## What is asked
Restate the listing that follows word for word, without its pictures.

____ Information shown

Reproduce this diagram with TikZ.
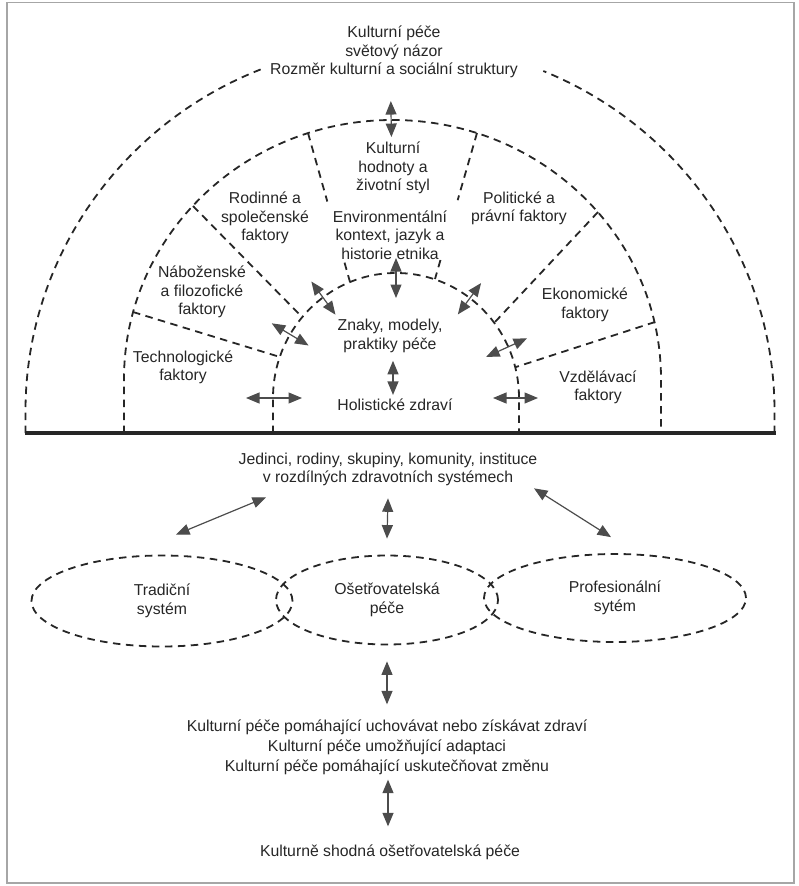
\documentclass[tikz,border=0pt]{standalone}
\usepackage{fontspec}
\setmainfont{Liberation Sans}
\usetikzlibrary{arrows.meta,shapes.geometric,calc}

\tikzset{
    lbl/.style={align=center,font=\fontsize{15.8}{18.5}\selectfont,text=black!85,inner sep=1pt},
    dashline/.style={draw=black!85,line width=1.8pt,dash pattern=on 7.5pt off 5.5pt},
    twoway/.style={<->,draw=black!70,line width=1.2pt},
    sysellipse/.style={ellipse,lbl,dashline,inner sep=0pt},
}

\begin{document}
\begin{tikzpicture}[x=1pt,y=1pt,>={Triangle[length=13.5pt,width=11pt]}]
    \useasboundingbox (0,0) rectangle (799,-886);
    \draw[black!35,line width=1.2pt] (7,-2.5) rectangle (794,-883);
    % arches of the dome
    \draw[dashline] (25.5,-433) -- (25.5,-411) arc[start angle=180,end angle=111.1,x radius=374.5,y radius=368];
    \draw[dashline] (774.5,-433) -- (774.5,-411) arc[start angle=0,end angle=67.5,x radius=374.5,y radius=368];
    \draw[dashline] (124,-433) -- (124,-379) arc[start angle=180,end angle=0,x radius=268.5,y radius=259] -- (661,-433);
    \draw[dashline] (273,-433) -- (273,-398) arc[start angle=180,end angle=0,x radius=123,y radius=125] -- (519,-433);
    % sector borders
    \draw[dashline] (133,-312) -- (280,-357);
    \draw[dashline] (193,-206) -- (302,-317);
    \draw[dashline] (598,-212) -- (495,-322);
    \draw[dashline] (655,-322) -- (516,-367);
    \coordinate (cL1) at (308,-133); \coordinate (cL2) at (350,-282);
    \coordinate (cR1) at (477,-133); \coordinate (cR2) at (435,-279);
    \draw[dashline] (cL1) -- ($(cL1)!.46!(cL2)$) ($(cL1)!.87!(cL2)$) -- (cL2);
    \draw[dashline] (cR1) -- ($(cR1)!.46!(cR2)$) ($(cR1)!.87!(cR2)$) -- (cR2);
    % ground line
    \draw[black!85,line width=4.5pt] (25,-433) -- (776,-433);

    \node[lbl] (title) at (394,-52) {Kulturní péče\\světový názor\\Rozměr kulturní a sociální struktury};
    \node[lbl] (values) at (393,-168) {Kulturní\\hodnoty a\\životní styl};
    \node[lbl] (environment) at (390,-235) {Environmentální\\kontext, jazyk a\\historie etnika};
    \node[lbl] (family) at (265,-218) {Rodinné a\\společenské\\faktory};
    \node[lbl] (political) at (519,-208.5) {Politické a\\právní faktory};
    \node[lbl] (religion) at (202,-292) {Náboženské\\a filozofické\\faktory};
    \node[lbl] (technology) at (183,-367.5) {Technologické\\faktory};
    \node[lbl] (economy) at (585,-305) {Ekonomické\\faktory};
    \node[lbl] (education) at (598,-387.5) {Vzdělávací\\faktory};
    \node[lbl] (practices) at (390,-336) {Znaky, modely,\\praktiky péče};
    \node[lbl] (health) at (395,-405) {Holistické zdraví};

    \coordinate (innerC) at (396,-398);
    \foreach \ang/\rin/\rout in {91/261/297,90/100/140,126/103/144,149/102/145,180/94/150,53.5/104/143,24.5/99/144,0/97/142}
        \draw[twoway] ($(innerC)+(\ang:\rin)$) -- ($(innerC)+(\ang:\rout)$);
    \draw[twoway,shorten <=7pt,shorten >=3pt] ([xshift=3pt]practices.south) -- ([xshift=-2pt]health.north);

    % health systems
    \node[lbl] (individuals) at (388,-469.5) {Jedinci, rodiny, skupiny, komunity, instituce\\v rozdílných zdravotních systémech};
    \node[sysellipse,minimum width=261pt,minimum height=91pt] (folk) at (162,-601) {Tradiční\\systém};
    \node[sysellipse,minimum width=222pt,minimum height=89pt] (nursing) at (387,-600) {Ošetřovatelská\\péče};
    \node[sysellipse,minimum width=262pt,minimum height=88pt] (professional) at (615,-598) {Profesionální\\sytém};
    \node[lbl,font=\fontsize{15.8}{20}\selectfont] (decisions) at (387,-747) {Kulturní péče pomáhající uchovávat nebo získávat zdraví\\Kulturní péče umožňující adaptaci\\Kulturní péče pomáhající uskutečňovat změnu};
    \node[lbl] (congruent) at (390,-852) {Kulturně shodná ošetřovatelská péče};

    \draw[twoway] ([shift={(-122pt,-10pt)}]individuals.south) -- ([shift={(14pt,20pt)}]folk.north);
    \draw[twoway] ([yshift=-11pt]individuals.south) -- ([yshift=16pt]nursing.north);
    \draw[twoway] ([shift={(146pt,-1pt)}]individuals.south) -- ([shift={(-4pt,16pt)}]professional.north);
    \draw[twoway] ([yshift=-16pt]nursing.south) -- ([yshift=14pt]decisions.north);
    \draw[twoway] ([shift={(1pt,-4pt)}]decisions.south) -- ([shift={(-2pt,17pt)}]congruent.north);
\end{tikzpicture}
\end{document}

________

## Solution to this task
Reproduce this diagram with TikZ.
\documentclass[tikz,border=0pt]{standalone}
\usepackage{fontspec}
\setmainfont{Liberation Sans}
\usetikzlibrary{arrows.meta,shapes.geometric,calc}

\tikzset{
    lbl/.style={align=center,font=\fontsize{15.8}{18.5}\selectfont,text=black!85,inner sep=1pt},
    dashline/.style={draw=black!85,line width=1.8pt,dash pattern=on 7.5pt off 5.5pt},
    twoway/.style={<->,draw=black!70,line width=1.2pt},
    sysellipse/.style={ellipse,lbl,dashline,inner sep=0pt},
}

\begin{document}
\begin{tikzpicture}[x=1pt,y=1pt,>={Triangle[length=13.5pt,width=11pt]}]
    \useasboundingbox (0,0) rectangle (799,-886);
    \draw[black!35,line width=1.2pt] (7,-2.5) rectangle (794,-883);
    % arches of the dome
    \draw[dashline] (25.5,-433) -- (25.5,-411) arc[start angle=180,end angle=111.1,x radius=374.5,y radius=368];
    \draw[dashline] (774.5,-433) -- (774.5,-411) arc[start angle=0,end angle=67.5,x radius=374.5,y radius=368];
    \draw[dashline] (124,-433) -- (124,-379) arc[start angle=180,end angle=0,x radius=268.5,y radius=259] -- (661,-433);
    \draw[dashline] (273,-433) -- (273,-398) arc[start angle=180,end angle=0,x radius=123,y radius=125] -- (519,-433);
    % sector borders
    \draw[dashline] (133,-312) -- (280,-357);
    \draw[dashline] (193,-206) -- (302,-317);
    \draw[dashline] (598,-212) -- (495,-322);
    \draw[dashline] (655,-322) -- (516,-367);
    \coordinate (cL1) at (308,-133); \coordinate (cL2) at (350,-282);
    \coordinate (cR1) at (477,-133); \coordinate (cR2) at (435,-279);
    \draw[dashline] (cL1) -- ($(cL1)!.46!(cL2)$) ($(cL1)!.87!(cL2)$) -- (cL2);
    \draw[dashline] (cR1) -- ($(cR1)!.46!(cR2)$) ($(cR1)!.87!(cR2)$) -- (cR2);
    % ground line
    \draw[black!85,line width=4.5pt] (25,-433) -- (776,-433);

    \node[lbl] (title) at (394,-52) {Kulturní péče\\světový názor\\Rozměr kulturní a sociální struktury};
    \node[lbl] (values) at (393,-168) {Kulturní\\hodnoty a\\životní styl};
    \node[lbl] (environment) at (390,-235) {Environmentální\\kontext, jazyk a\\historie etnika};
    \node[lbl] (family) at (265,-218) {Rodinné a\\společenské\\faktory};
    \node[lbl] (political) at (519,-208.5) {Politické a\\právní faktory};
    \node[lbl] (religion) at (202,-292) {Náboženské\\a filozofické\\faktory};
    \node[lbl] (technology) at (183,-367.5) {Technologické\\faktory};
    \node[lbl] (economy) at (585,-305) {Ekonomické\\faktory};
    \node[lbl] (education) at (598,-387.5) {Vzdělávací\\faktory};
    \node[lbl] (practices) at (390,-336) {Znaky, modely,\\praktiky péče};
    \node[lbl] (health) at (395,-405) {Holistické zdraví};

    \coordinate (innerC) at (396,-398);
    \foreach \ang/\rin/\rout in {91/261/297,90/100/140,126/103/144,149/102/145,180/94/150,53.5/104/143,24.5/99/144,0/97/142}
        \draw[twoway] ($(innerC)+(\ang:\rin)$) -- ($(innerC)+(\ang:\rout)$);
    \draw[twoway,shorten <=7pt,shorten >=3pt] ([xshift=3pt]practices.south) -- ([xshift=-2pt]health.north);

    % health systems
    \node[lbl] (individuals) at (388,-469.5) {Jedinci, rodiny, skupiny, komunity, instituce\\v rozdílných zdravotních systémech};
    \node[sysellipse,minimum width=261pt,minimum height=91pt] (folk) at (162,-601) {Tradiční\\systém};
    \node[sysellipse,minimum width=222pt,minimum height=89pt] (nursing) at (387,-600) {Ošetřovatelská\\péče};
    \node[sysellipse,minimum width=262pt,minimum height=88pt] (professional) at (615,-598) {Profesionální\\sytém};
    \node[lbl,font=\fontsize{15.8}{20}\selectfont] (decisions) at (387,-747) {Kulturní péče pomáhající uchovávat nebo získávat zdraví\\Kulturní péče umožňující adaptaci\\Kulturní péče pomáhající uskutečňovat změnu};
    \node[lbl] (congruent) at (390,-852) {Kulturně shodná ošetřovatelská péče};

    \draw[twoway] ([shift={(-122pt,-10pt)}]individuals.south) -- ([shift={(14pt,20pt)}]folk.north);
    \draw[twoway] ([yshift=-11pt]individuals.south) -- ([yshift=16pt]nursing.north);
    \draw[twoway] ([shift={(146pt,-1pt)}]individuals.south) -- ([shift={(-4pt,16pt)}]professional.north);
    \draw[twoway] ([yshift=-16pt]nursing.south) -- ([yshift=14pt]decisions.north);
    \draw[twoway] ([shift={(1pt,-4pt)}]decisions.south) -- ([shift={(-2pt,17pt)}]congruent.north);
\end{tikzpicture}
\end{document}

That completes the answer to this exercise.